O Mangue, ainda sem o beat, fica mais conhecido quando aparece na imprensa pela primeira vez no caderno de Cultura do Jornal do Commercio, em uma reportagem de 1991 sobre a festa Black Planet, em Olinda. Na matéria de Marcelo Pereira, Chico Science, até então vocalista da banda Loustal, embrião da Nação Zumbi, anunciava um novo gênero musical. Também nessa época, durante um encontro num bar nas Graças, Zona Norte do Recife, Science usou o termo para se referir ao som que surgiu de um ensaio com o Bloco Afro Lamento Negro.
Pouco tempo depois, Fred Zero Quatro, vocalista do Mundo Livre S/A, publica para a imprensa o texto “Caranguejos com Cérebro”, provocando reflexões com a imagem-símbolo da antena parabólica enfiada na lama. Quem lembra das metáforas criadas por Fred é o músico Hélder Aragão, o DJ Dolores, que criou capas de discos e viodeclipes das bandas do Manguebeat. “O Fred pegou essa ideia e começou a criar algumas metáforas em torno disso e a metáfora é bem inteligente, que é a ideia desse ecossistema rico, em oposição à cultura da cana de açúcar, que é uma monocultura. O conceito Mangue sempre foi o oposto do que se espera de um movimento ou de uma cena comercial, quando você tem tudo igualzinho.”
A diversidade do Manguebeat se propagava pela cena cultural do Recife.
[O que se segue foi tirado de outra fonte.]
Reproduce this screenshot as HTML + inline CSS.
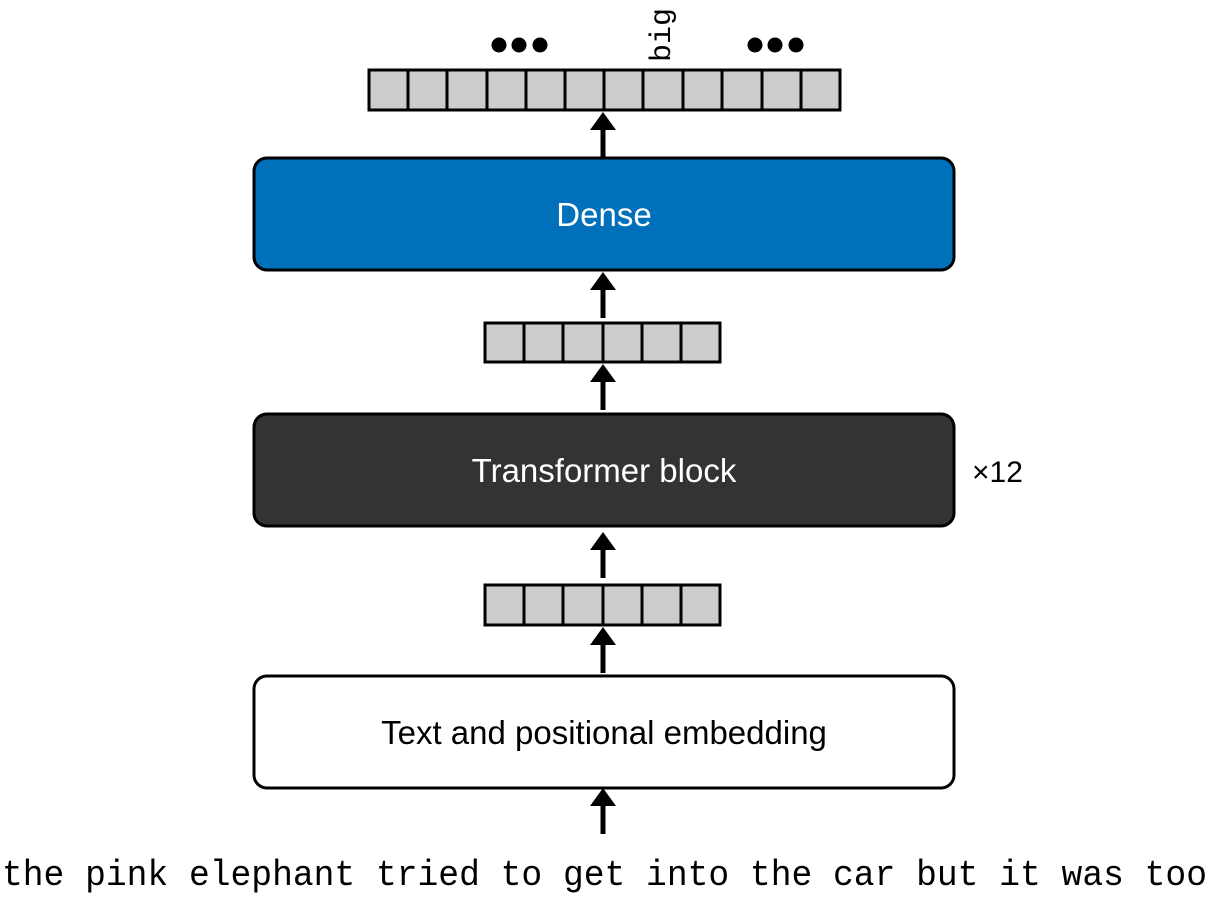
<!DOCTYPE html>
<html><head><meta charset="utf-8"><style>body{margin:0;background:#fff}</style></head><body>
<svg width="1209" height="893" viewBox="0 0 1209 893" xmlns="http://www.w3.org/2000/svg">
<defs>
<g id="ar"><polygon points="-13,18 13,18 0,0" fill="#000"/><rect x="-2.5" y="16" width="5" height="30" fill="#000"/></g>
</defs>
<g fill="#000">
<circle cx="499" cy="45" r="7.5"/><circle cx="519" cy="45" r="7.5"/><circle cx="540" cy="45" r="7.5"/>
<circle cx="755" cy="45" r="7.5"/><circle cx="775" cy="45" r="7.5"/><circle cx="796" cy="45" r="7.5"/>
</g>
<text transform="translate(670,62) rotate(-90)" font-family="Liberation Mono, monospace" font-size="30" fill="#000">big</text>
<rect x="369" y="70" width="471" height="40" fill="#ccc" stroke="#000" stroke-width="3"/>
<g stroke="#000" stroke-width="3">
<line x1="408" y1="70" x2="408" y2="110"/><line x1="447" y1="70" x2="447" y2="110"/><line x1="487" y1="70" x2="487" y2="110"/><line x1="526" y1="70" x2="526" y2="110"/><line x1="565" y1="70" x2="565" y2="110"/><line x1="604" y1="70" x2="604" y2="110"/><line x1="643" y1="70" x2="643" y2="110"/><line x1="683" y1="70" x2="683" y2="110"/><line x1="722" y1="70" x2="722" y2="110"/><line x1="762" y1="70" x2="762" y2="110"/><line x1="801" y1="70" x2="801" y2="110"/>
</g>
<use href="#ar" x="603" y="112"/>
<rect x="254" y="158" width="700" height="112" rx="13" fill="#0070BB" stroke="#000" stroke-width="3"/>
<text x="604" y="226" text-anchor="middle" font-family="Liberation Sans Narrow, Liberation Sans, sans-serif" font-size="33" fill="#fff">Dense</text>
<use href="#ar" x="603" y="272"/>
<rect x="485" y="323" width="235" height="39" fill="#ccc" stroke="#000" stroke-width="3"/>
<g stroke="#000" stroke-width="3">
<line x1="524" y1="323" x2="524" y2="362"/><line x1="563" y1="323" x2="563" y2="362"/><line x1="603" y1="323" x2="603" y2="362"/><line x1="642" y1="323" x2="642" y2="362"/><line x1="681" y1="323" x2="681" y2="362"/>
</g>
<use href="#ar" x="603" y="364"/>
<rect x="254" y="414" width="700" height="112" rx="13" fill="#333" stroke="#000" stroke-width="3"/>
<text x="604" y="482" text-anchor="middle" font-family="Liberation Sans Narrow, Liberation Sans, sans-serif" font-size="33" fill="#fff">Transformer block</text>
<text x="972" y="482" font-family="Liberation Sans Narrow, Liberation Sans, sans-serif" font-size="30" fill="#000">×12</text>
<use href="#ar" x="603" y="532"/>
<rect x="485" y="585" width="235" height="40" fill="#ccc" stroke="#000" stroke-width="3"/>
<g stroke="#000" stroke-width="3">
<line x1="524" y1="585" x2="524" y2="625"/><line x1="563" y1="585" x2="563" y2="625"/><line x1="603" y1="585" x2="603" y2="625"/><line x1="642" y1="585" x2="642" y2="625"/><line x1="681" y1="585" x2="681" y2="625"/>
</g>
<use href="#ar" x="603" y="627"/>
<rect x="254" y="676" width="700" height="112" rx="13" fill="#fff" stroke="#000" stroke-width="3"/>
<text x="604" y="744" text-anchor="middle" font-family="Liberation Sans Narrow, Liberation Sans, sans-serif" font-size="33" fill="#000">Text and positional embedding</text>
<use href="#ar" x="603" y="788"/>
<text x="2" y="885" textLength="1205" lengthAdjust="spacingAndGlyphs" font-family="Liberation Mono, monospace" font-size="36" fill="#000">the pink elephant tried to get into the car but it was too</text>
</svg>
</body></html>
Iniciativas pioneiras como o festival Abril Pro Rock, a partir de 1993, contribuíram para aproximar bandas, gravadoras e imprensa nacional. O idealizador do projeto, o produtor Paulo André, posteriormente se tornou o empresário de Chico Science e Nação Zumbi. Ele conta que precisou buscar a projeção internacional do álbum “Da Lama ao Caos” para emplacar a banda, que ainda enfrentava dificuldades para tocar nas rádios do Brasil. “Quando a Sony chegou com o ‘Da Lama ao Caos’, essas rádios que tocavam Gabriel, o Pensador, Raimundos e Skank, elas disseram: ‘a gente não vai tocar isso, a gente ouviu o disco e não vai tocar.’ Mas por que não vai tocar? ‘Porque isso é regional e a gente não toca música regional.’ Era regional porque era do Nordeste e o Brasil não estava preparado para aquela música.”
Depois da explosão internacional e cerca de 25 anos após o início do movimento, o cenário cultural mudou. A morte precoce de Science em 1997, num acidente de carro em Olinda, poderia ter representado um enfraquecimento da cena. Mas os desdobramentos culturais dentro e fora da música mostram a sobrevivência do espírito Mangue. Atualmente, Pernambuco projeta artistas e produções musicais em grandes eventos. Também conquista salas de cinema mundo afora com uma estética própria, elogiada nos melhores festivais do gênero. São sinais de que o movimento que buscou desbloquear as artérias criativas da cidade ainda pulsa.
O movimento impactou a vida das pessoas, inclusive nas relações do cotidiano. É o caso da comunidade pesqueira da Ilha de Deus, na Imbiribeira, Zona Sul do Recife, local onde foi gravado o viodeoclipe da música “A cidade”. O comunicador a ativista Edson Fly afirma que o Manguebeat foi uma referência importante para os moradores perceberem a ligação com o ecossistema em que vivem. “De uma certa forma nos ajuda a refletir os nossos valores, de valorar esse ambiente, essas pessoas, a nós mesmos e ao Recife de uma maneira geral. Até porque, o Recife depende desses rios limpos, depende desses mangues, que é mais do que um símbolo. Na verdade, é uma verdadeira maternidade: pulsa vida.”
O Manguebeat é considerado Patrimônio Cultural Imaterial do Estado de Pernambuco desde 2009, por uma lei estadual aprovada pela Assembleia Legislativa.